The video animation Untitled (Head Falling 02), hand-painted by Diego Marcon, shows a close-up of a head caught on the threshold between sleep and wakefulness or maybe from wakefulness to sleep. The film is projected as a ten-second loop where the first and last frames coincide. Working mainly in video and film, Marcon is familiar with the consequences of eyestrain. In 2015 he found himself confronted with an overwhelming quantity of visual information, which left him feeling drained and confused. He was inundated by both viral online videos of the Paris attacks and the refugee crisis, compounded by viewers’ emotional responses to these events on social media as well as by the sprawling video-art archive in Milan that he was working at.
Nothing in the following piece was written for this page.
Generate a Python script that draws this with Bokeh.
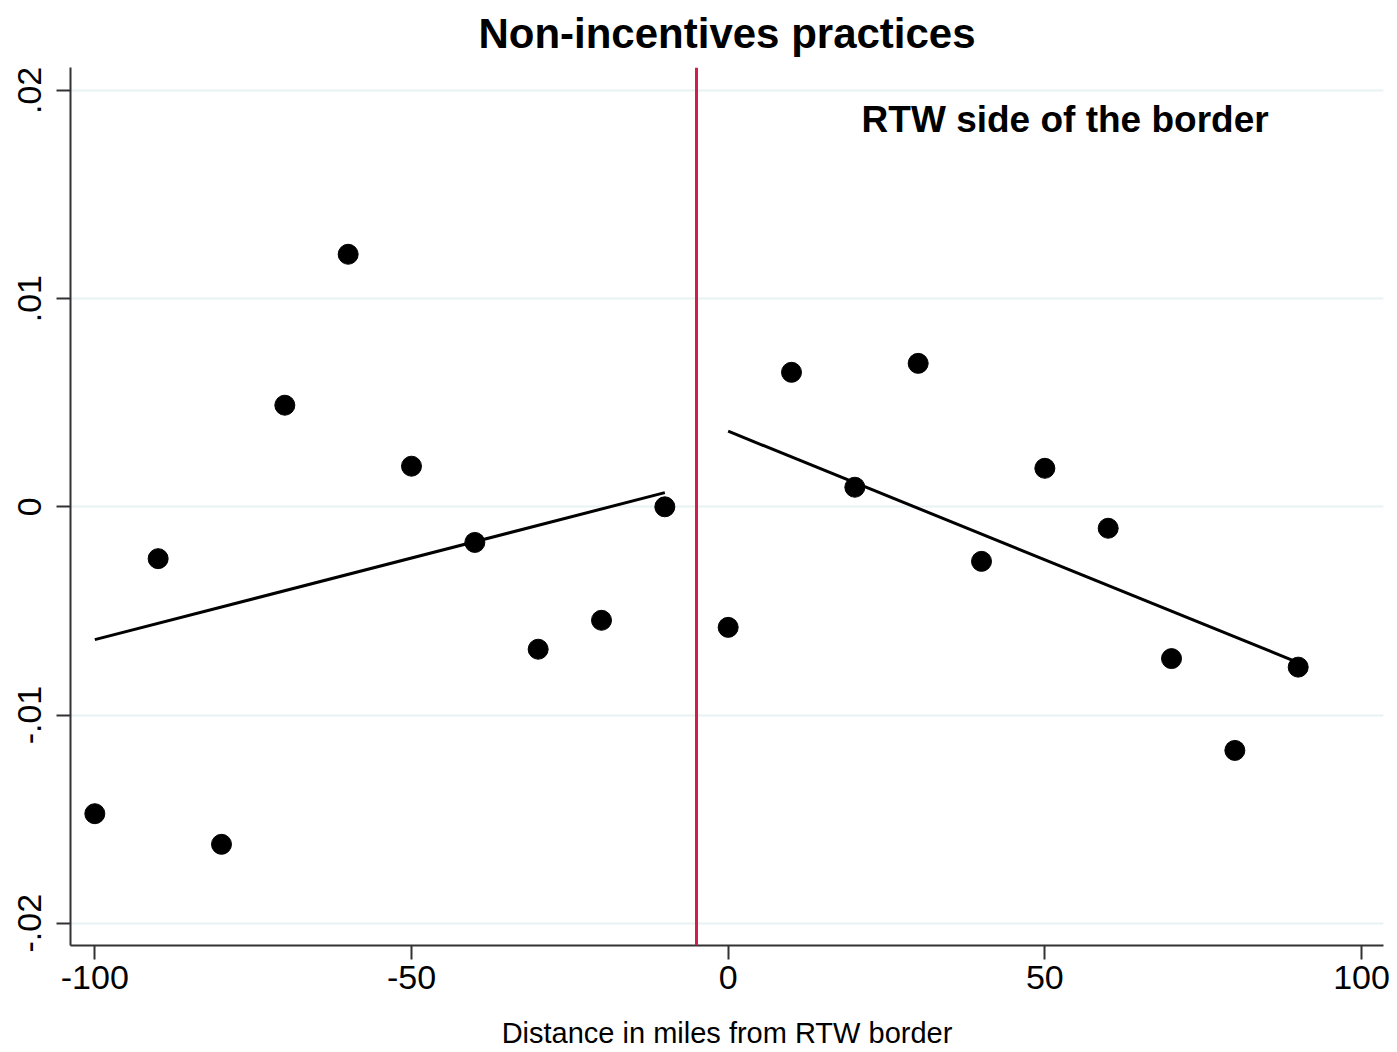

In order to disconnect from the constant stream of images, and to find a non-documentary approach to picture visual stress, Marcon turned to animation.

Untitled (Head Falling 02) was the last piece in which the artist adopted the laborious, old-school technique of ‘direct cinema’, painting images frame by frame directly onto a 16mm clear leader creating almost 2,000 miniatures. Using liquid fabric inks and black markers to form a base, he then scratched the colored surface with a needle to let the light pierce through. Through the protagonist of this film, a lonely teenager, trapped in doubt and indeterminacy, and who we find in other works of the same series, Marcon portraits a range of emotions that have become more and more prevalent since 2015—overwhelmed by images, struck by social media, and exhausted by impotence towards a political situation that is suspended between the tragic and the grotesque.

Diego Marcon uses film, video and installation to investigate the ontology of the moving image, focusing on the relationship between reality and representation. This theoretical approach is used to address more popular forms of image such as horror, slapstick comedy and cartoons. Exaggerating and multiplying the tropes of these genres, his work takes on an uncanny dimension. He addresses historical realities, memory and politics, drawing on analogue film archives which provide him with a basis for a study on the construction of emotions. His characters are often young and melancholy and inhabit the worlds that he creates through the synthesis of old techniques with more recent digital technologies.